Restore budgetary priority to agriculture as the engine of economic growth in developing countries. Build rural infrastructure and empower women;

Focus on actions that have proven successful in tackling hunger. These include improving the nutrition of vulnerable groups (mainly women and children under five), raising agricultural productivity on small-holder farms and improving the way local and regional markets work.

Given the poor record of the past 20 years, what are the chances of their being accepted? The crucial issue is the political will to tackle hunger seriously. But the jury remains out as to whether this will exists, either in developing or developed countries.

On the positive front, African governments have been providing more resources to agricultural and rural development in recent years. Donor agencies such as the World Bank are also increasing their allocations. The African Union summit meeting, to be held in Ethiopia in July, will focus on tackling hunger and promoting agricultural development. But it remains to be seen whether there is the political will to tackle issues such as land reform in Ethiopia, which is central to any long-term solution of that country's food problem.

In developed countries, changing domestic agricultural policies will be seen as an acid test of political will. The task force clearly acknowledges that agricultural policy change and trade liberalisation by developed countries will not, in the short to medium term, make any real difference to the hunger problems of Africa. The poorest countries already have significant access to the markets of developed countries: their problem is that they have little to sell.

However, if the current stalled round of WTO negotiations resumes, progress will have to be made on agricultural trade issues, even if these will mainly benefit the better-off developing countries.
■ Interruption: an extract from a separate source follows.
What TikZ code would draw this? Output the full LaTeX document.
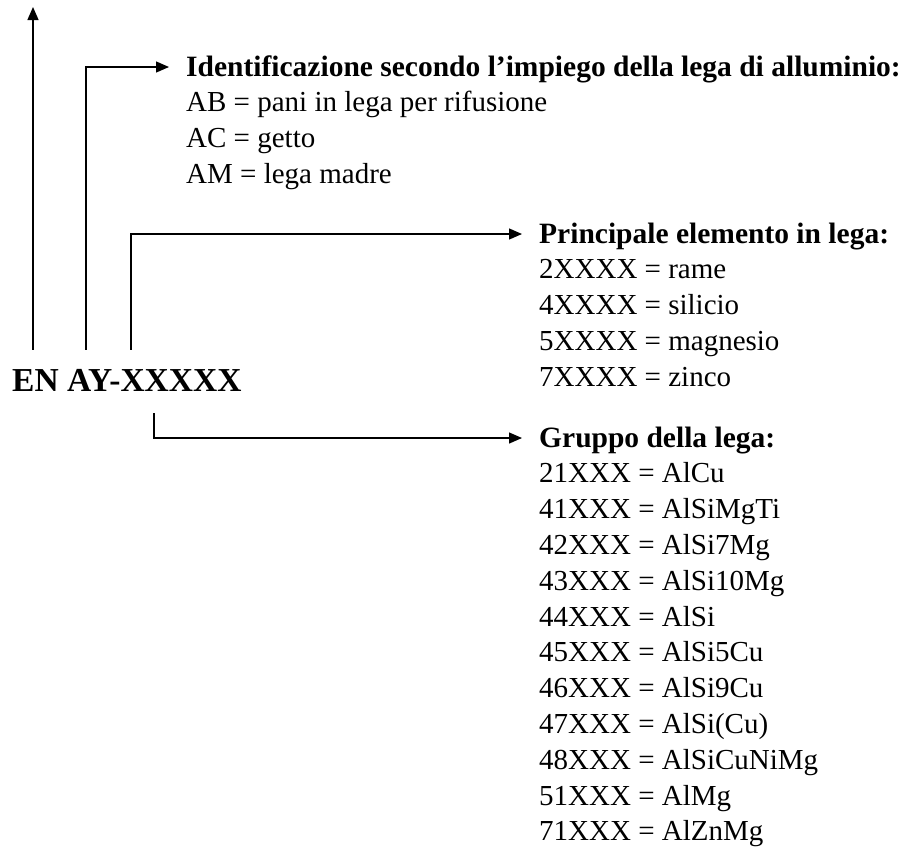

It is particularly important that early progress is made on such key issues as reducing US cotton subsidies which are damaging the livelihoods of poor west African farmers. The quid pro quo for the EU is likely to be reform of its sugar policy.

Solving African food problems depend on what I term the three Ps: politics - making the right short- and long-term decisions; policies, which learn from experience and are adequately funded; and passion, which should inform both.

We have to keep repeating, as Geldof did 20 years ago, that it is politically and morally unacceptable that any child should die because he or she does not have enough to eat. It really is as simple as that.